## Begin

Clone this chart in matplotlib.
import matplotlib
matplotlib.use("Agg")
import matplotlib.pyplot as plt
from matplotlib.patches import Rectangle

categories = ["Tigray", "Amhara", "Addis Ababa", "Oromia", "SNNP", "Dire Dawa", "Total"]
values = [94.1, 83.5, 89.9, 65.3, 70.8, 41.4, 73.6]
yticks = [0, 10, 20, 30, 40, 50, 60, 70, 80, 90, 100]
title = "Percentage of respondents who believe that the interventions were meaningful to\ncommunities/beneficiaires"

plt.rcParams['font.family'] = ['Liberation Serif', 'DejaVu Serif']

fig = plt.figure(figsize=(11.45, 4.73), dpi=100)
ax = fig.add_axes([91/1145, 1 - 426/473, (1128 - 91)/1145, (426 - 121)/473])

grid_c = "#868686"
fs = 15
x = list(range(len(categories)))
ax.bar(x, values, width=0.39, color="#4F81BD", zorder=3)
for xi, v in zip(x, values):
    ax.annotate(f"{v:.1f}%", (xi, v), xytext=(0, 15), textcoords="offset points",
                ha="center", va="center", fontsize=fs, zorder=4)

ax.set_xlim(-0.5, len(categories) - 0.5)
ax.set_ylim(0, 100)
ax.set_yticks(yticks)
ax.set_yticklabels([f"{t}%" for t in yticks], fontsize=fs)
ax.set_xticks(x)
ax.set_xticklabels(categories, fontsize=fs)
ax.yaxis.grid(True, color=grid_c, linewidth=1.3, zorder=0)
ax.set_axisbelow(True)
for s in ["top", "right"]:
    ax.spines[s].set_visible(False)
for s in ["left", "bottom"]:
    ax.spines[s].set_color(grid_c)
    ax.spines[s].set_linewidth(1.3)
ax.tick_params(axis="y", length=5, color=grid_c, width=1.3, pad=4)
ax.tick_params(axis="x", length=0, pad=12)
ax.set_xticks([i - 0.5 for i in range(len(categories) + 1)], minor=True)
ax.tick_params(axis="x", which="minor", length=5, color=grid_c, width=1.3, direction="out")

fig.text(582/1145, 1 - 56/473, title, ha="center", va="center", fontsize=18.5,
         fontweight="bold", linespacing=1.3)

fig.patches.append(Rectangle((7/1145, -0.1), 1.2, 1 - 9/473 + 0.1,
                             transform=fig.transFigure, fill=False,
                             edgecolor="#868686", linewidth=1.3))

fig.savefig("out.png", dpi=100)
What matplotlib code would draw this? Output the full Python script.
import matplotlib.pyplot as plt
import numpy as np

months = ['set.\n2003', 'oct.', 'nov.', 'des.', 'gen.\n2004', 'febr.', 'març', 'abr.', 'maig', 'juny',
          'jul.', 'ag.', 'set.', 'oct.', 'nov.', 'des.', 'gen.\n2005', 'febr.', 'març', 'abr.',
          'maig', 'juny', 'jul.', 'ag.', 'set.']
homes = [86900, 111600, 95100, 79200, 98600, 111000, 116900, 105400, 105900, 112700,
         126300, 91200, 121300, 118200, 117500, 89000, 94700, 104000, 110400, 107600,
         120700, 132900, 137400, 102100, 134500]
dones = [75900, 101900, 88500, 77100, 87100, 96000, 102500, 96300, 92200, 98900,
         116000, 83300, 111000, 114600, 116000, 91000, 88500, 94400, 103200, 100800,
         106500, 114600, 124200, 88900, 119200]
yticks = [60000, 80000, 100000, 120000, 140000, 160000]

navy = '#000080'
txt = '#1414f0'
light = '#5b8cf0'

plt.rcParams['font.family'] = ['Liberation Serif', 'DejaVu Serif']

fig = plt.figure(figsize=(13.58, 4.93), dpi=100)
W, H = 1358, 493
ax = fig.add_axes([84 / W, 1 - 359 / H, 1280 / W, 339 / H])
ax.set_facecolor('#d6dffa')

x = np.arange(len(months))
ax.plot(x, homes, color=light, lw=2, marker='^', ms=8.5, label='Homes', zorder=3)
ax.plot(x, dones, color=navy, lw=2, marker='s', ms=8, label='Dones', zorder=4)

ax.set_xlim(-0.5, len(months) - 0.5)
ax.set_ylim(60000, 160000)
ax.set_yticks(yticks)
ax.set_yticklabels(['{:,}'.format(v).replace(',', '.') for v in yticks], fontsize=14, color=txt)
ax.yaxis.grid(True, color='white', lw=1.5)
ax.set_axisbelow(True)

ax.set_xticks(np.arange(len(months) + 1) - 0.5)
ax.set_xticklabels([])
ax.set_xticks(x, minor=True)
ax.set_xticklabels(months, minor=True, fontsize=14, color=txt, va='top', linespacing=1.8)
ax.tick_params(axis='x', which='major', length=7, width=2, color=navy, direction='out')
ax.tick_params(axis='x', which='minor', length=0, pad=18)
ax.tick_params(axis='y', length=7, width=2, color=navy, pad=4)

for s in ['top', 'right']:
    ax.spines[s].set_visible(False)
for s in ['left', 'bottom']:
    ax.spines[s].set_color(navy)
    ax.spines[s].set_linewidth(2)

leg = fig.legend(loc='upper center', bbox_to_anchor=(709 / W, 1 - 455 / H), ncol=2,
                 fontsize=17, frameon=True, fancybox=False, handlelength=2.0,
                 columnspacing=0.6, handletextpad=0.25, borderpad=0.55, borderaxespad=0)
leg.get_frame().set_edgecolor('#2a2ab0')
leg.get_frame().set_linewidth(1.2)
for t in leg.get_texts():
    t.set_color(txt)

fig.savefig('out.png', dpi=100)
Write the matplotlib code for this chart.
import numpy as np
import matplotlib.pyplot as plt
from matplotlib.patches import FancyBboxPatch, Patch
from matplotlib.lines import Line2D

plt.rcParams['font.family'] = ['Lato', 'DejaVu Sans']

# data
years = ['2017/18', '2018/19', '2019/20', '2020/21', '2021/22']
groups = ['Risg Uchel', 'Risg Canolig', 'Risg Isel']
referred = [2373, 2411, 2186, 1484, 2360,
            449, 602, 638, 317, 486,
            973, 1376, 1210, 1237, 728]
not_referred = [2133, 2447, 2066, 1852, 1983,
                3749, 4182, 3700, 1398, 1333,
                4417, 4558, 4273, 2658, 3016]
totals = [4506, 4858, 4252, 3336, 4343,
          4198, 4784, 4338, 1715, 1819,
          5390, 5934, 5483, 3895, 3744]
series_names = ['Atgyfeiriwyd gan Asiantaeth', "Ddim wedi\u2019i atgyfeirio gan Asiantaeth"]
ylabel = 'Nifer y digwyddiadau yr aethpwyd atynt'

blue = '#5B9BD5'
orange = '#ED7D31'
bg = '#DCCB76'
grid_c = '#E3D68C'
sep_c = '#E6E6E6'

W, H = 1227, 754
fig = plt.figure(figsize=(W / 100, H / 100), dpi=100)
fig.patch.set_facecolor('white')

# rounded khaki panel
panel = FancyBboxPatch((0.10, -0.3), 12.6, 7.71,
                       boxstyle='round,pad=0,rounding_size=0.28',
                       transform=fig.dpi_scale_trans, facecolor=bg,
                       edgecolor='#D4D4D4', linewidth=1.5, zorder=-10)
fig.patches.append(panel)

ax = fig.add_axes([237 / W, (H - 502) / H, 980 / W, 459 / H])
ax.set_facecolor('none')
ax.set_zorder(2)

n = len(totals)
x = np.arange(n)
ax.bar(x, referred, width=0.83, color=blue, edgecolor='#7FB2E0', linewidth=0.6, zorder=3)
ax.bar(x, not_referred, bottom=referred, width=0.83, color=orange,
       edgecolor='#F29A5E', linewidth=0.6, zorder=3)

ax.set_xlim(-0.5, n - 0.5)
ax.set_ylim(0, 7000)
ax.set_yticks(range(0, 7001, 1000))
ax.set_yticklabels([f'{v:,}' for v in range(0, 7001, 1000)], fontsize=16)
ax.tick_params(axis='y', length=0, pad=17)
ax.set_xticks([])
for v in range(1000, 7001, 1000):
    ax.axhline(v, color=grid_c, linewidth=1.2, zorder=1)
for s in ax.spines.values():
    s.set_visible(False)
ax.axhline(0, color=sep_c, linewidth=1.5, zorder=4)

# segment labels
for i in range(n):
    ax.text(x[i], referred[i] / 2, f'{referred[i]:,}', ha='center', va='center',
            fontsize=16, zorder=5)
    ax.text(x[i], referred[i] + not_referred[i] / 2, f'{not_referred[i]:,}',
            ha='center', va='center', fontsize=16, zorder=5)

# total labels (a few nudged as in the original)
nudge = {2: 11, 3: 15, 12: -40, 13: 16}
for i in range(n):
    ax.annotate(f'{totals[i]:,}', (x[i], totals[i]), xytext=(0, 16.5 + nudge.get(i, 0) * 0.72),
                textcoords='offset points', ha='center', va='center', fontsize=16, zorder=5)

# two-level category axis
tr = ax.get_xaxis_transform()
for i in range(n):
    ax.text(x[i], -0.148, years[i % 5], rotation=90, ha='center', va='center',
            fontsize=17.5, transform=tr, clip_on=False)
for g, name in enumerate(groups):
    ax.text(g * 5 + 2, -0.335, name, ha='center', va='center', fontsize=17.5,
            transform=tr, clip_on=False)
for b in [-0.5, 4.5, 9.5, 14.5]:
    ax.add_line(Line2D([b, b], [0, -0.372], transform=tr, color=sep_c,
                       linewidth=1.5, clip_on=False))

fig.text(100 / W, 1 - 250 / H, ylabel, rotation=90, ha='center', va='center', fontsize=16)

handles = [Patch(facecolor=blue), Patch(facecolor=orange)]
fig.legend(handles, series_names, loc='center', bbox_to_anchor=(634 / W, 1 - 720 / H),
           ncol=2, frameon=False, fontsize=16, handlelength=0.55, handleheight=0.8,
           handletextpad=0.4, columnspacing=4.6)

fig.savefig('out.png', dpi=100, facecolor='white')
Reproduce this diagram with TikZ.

## End

> _Task to carry out_
From the records above, extract exactly and only the lines that begin at the line with "Write the matplotlib code for this chart." and stop after the line with "ylabel = 'Nifer".

> _The result_
Write the matplotlib code for this chart.
import numpy as np
import matplotlib.pyplot as plt
from matplotlib.patches import FancyBboxPatch, Patch
from matplotlib.lines import Line2D

plt.rcParams['font.family'] = ['Lato', 'DejaVu Sans']

# data
years = ['2017/18', '2018/19', '2019/20', '2020/21', '2021/22']
groups = ['Risg Uchel', 'Risg Canolig', 'Risg Isel']
referred = [2373, 2411, 2186, 1484, 2360,
            449, 602, 638, 317, 486,
            973, 1376, 1210, 1237, 728]
not_referred = [2133, 2447, 2066, 1852, 1983,
                3749, 4182, 3700, 1398, 1333,
                4417, 4558, 4273, 2658, 3016]
totals = [4506, 4858, 4252, 3336, 4343,
          4198, 4784, 4338, 1715, 1819,
          5390, 5934, 5483, 3895, 3744]
series_names = ['Atgyfeiriwyd gan Asiantaeth', "Ddim wedi\u2019i atgyfeirio gan Asiantaeth"]
ylabel = 'Nifer y digwyddiadau yr aethpwyd atynt'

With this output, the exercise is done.